Mark commence à jouer avec ces corps vides, à les habiller, à leur donner une identité, et à les placer dans des points stratégiques de la ville pour voir l’effet qu’ils auraient sur les passants. En effet, habillés comme ça, avec des chaussures, un jean et un sweat-shirt, avec une perruque ou une capuche, ces personnages sont extrêmement réalistiques et ils attirent immédiatement le regard de ceux qui passent, provoquant un premier sentiment d’éloignement et de perplexité. Que fait un homme allongé dans la rivière ? Une fille sur une balançoire suspendue à un pont ? Un homme sortant d’un panier ou pêchant dans une fontaine ? Après une invitation de Banksy à une exposition collective à Londres, sa carrière décolle. Les sculptures de Jenkins sont de véritables expériences sociales, la rue devient la scène, les passants peu méfiants deviennent les acteurs. Les réactions les plus disparates sont observées, plus la sculpture est dérangeante, plus les gens réagissent de manière irrationnelle et incontrôlée. Et c’est exactement ce qui intéresse Jenkins : casser la monotonie du quotidien, choquer le passant et l’amener à se comporter de manière authentique et anticonformiste.

Le véritable message derrière la plupart des sculptures de Jenkins est social ou politique. Leur but est de susciter une réflexion sur de multiples sujets, qui concernent souvent la marginalisation, la santé mentale, le changement climatique ou les contradictions de la société contemporaine.

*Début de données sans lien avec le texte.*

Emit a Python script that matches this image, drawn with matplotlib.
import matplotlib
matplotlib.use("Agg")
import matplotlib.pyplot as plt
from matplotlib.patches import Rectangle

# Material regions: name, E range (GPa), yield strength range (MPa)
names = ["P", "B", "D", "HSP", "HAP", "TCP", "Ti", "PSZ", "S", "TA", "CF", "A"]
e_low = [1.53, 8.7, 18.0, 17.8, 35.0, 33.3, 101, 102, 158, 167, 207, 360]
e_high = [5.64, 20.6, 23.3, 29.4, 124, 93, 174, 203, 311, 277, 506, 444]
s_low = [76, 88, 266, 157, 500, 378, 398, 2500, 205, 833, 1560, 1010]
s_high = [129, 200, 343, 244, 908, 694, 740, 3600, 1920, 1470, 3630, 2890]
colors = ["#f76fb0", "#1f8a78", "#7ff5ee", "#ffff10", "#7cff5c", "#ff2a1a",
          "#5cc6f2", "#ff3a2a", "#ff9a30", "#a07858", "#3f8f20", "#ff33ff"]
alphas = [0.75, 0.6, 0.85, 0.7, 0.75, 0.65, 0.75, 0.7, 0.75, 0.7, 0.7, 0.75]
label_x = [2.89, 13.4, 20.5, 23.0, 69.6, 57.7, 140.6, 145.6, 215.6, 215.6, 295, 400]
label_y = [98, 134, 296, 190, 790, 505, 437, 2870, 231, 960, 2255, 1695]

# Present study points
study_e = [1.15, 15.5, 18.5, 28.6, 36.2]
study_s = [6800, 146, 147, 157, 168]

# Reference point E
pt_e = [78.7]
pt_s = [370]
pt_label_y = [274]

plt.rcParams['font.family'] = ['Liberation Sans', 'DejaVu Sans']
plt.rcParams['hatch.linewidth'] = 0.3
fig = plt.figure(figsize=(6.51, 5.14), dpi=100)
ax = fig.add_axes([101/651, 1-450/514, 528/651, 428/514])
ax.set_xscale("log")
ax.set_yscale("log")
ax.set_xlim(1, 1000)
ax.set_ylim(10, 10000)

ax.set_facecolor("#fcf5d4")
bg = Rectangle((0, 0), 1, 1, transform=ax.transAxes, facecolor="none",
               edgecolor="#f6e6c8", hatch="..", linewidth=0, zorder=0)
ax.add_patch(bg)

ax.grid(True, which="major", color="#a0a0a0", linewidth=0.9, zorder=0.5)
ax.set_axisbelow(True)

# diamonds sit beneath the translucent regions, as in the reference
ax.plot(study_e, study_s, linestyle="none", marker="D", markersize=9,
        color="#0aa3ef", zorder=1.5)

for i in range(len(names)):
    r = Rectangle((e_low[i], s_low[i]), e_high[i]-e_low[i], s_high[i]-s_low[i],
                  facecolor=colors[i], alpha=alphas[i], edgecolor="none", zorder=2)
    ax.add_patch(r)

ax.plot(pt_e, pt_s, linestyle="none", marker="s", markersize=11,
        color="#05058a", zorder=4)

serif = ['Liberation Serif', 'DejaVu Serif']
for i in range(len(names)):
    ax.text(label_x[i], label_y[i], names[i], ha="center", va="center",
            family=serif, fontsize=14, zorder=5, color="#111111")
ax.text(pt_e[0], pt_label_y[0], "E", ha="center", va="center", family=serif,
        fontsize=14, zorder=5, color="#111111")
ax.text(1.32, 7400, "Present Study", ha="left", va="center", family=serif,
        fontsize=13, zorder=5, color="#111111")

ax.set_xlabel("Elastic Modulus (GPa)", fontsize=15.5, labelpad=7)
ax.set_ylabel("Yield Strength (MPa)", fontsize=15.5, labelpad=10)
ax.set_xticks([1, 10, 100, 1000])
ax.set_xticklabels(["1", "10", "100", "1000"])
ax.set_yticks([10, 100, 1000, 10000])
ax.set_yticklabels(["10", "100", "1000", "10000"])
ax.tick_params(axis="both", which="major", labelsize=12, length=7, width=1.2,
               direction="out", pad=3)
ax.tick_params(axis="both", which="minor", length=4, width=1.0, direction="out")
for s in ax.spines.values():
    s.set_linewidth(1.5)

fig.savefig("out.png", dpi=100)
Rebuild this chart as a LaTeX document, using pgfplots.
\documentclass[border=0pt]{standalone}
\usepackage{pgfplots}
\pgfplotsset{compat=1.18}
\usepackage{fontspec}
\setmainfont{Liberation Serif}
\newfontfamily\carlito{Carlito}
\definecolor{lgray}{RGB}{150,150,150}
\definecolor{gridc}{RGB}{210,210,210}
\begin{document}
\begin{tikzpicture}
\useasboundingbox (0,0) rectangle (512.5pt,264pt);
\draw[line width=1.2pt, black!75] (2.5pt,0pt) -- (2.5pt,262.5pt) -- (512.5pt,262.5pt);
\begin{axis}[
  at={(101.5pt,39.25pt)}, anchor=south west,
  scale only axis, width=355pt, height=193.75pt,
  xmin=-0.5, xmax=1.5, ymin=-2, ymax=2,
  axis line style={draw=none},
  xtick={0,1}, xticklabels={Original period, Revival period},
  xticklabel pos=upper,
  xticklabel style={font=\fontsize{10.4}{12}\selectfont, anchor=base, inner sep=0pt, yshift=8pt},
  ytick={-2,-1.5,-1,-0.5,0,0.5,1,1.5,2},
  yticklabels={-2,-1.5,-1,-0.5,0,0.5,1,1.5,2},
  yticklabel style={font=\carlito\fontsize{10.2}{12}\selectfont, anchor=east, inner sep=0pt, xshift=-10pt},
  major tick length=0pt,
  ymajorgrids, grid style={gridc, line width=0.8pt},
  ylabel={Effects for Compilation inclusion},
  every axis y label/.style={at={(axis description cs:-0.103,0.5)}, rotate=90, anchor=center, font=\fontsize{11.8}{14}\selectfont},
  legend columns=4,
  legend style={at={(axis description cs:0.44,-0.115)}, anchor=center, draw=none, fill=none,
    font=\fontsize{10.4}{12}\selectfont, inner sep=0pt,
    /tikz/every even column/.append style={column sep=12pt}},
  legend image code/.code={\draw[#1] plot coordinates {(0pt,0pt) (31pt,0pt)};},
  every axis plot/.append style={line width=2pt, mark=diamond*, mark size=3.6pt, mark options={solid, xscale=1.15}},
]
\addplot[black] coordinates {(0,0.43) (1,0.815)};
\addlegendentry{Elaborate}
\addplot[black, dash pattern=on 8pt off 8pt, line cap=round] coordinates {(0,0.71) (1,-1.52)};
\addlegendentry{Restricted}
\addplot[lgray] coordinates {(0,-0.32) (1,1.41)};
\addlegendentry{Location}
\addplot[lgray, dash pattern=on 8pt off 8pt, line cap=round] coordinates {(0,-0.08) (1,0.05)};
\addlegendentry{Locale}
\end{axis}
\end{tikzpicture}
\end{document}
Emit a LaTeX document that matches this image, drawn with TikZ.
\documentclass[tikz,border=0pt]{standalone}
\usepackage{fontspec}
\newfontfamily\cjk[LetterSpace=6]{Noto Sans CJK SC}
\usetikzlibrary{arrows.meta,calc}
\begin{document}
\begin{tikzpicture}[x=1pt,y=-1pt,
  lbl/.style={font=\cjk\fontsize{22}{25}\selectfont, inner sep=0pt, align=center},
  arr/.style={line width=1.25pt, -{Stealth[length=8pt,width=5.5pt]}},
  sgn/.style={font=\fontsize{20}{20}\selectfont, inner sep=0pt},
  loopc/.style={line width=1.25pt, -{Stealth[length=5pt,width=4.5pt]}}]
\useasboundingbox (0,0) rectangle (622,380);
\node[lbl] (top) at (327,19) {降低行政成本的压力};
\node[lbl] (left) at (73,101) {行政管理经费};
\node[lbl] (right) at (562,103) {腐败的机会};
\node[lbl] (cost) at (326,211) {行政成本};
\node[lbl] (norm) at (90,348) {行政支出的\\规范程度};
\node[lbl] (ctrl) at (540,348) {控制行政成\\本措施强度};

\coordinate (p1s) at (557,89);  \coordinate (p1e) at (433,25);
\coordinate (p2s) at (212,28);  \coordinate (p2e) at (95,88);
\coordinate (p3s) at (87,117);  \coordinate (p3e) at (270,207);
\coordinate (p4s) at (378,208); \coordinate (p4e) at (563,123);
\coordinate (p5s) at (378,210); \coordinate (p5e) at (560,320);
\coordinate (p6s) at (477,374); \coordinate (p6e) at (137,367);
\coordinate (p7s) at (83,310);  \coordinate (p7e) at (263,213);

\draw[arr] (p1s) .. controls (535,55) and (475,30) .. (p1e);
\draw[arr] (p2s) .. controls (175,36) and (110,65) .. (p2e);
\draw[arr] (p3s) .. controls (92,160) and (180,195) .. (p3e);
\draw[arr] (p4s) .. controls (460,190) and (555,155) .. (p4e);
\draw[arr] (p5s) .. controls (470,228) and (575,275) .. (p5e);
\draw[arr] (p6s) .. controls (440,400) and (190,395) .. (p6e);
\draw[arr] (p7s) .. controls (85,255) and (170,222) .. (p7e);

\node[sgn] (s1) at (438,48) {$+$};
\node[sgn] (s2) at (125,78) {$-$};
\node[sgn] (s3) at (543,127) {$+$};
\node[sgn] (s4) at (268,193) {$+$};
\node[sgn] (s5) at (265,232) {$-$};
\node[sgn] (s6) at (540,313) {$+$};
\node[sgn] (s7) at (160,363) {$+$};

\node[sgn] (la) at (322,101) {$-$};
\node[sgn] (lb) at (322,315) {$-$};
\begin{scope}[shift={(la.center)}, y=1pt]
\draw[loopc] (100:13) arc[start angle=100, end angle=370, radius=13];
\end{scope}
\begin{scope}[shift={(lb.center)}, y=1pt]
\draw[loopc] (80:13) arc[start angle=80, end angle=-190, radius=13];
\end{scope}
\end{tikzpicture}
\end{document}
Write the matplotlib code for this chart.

Ces sujets sont si puissants dans leur intention parce qu’ils sont tridimensionnels, ils attirent notre attention parce qu’ils sont catapultés dans un quotidien qui voyage de plus en plus sur les deux dimensions du smartphone. Bien sûr, ils nous frappent aussi parce qu’ils sont dérangeants et parfois grotesques, mais, après tout, l’humour noir est né dans des temps sombres.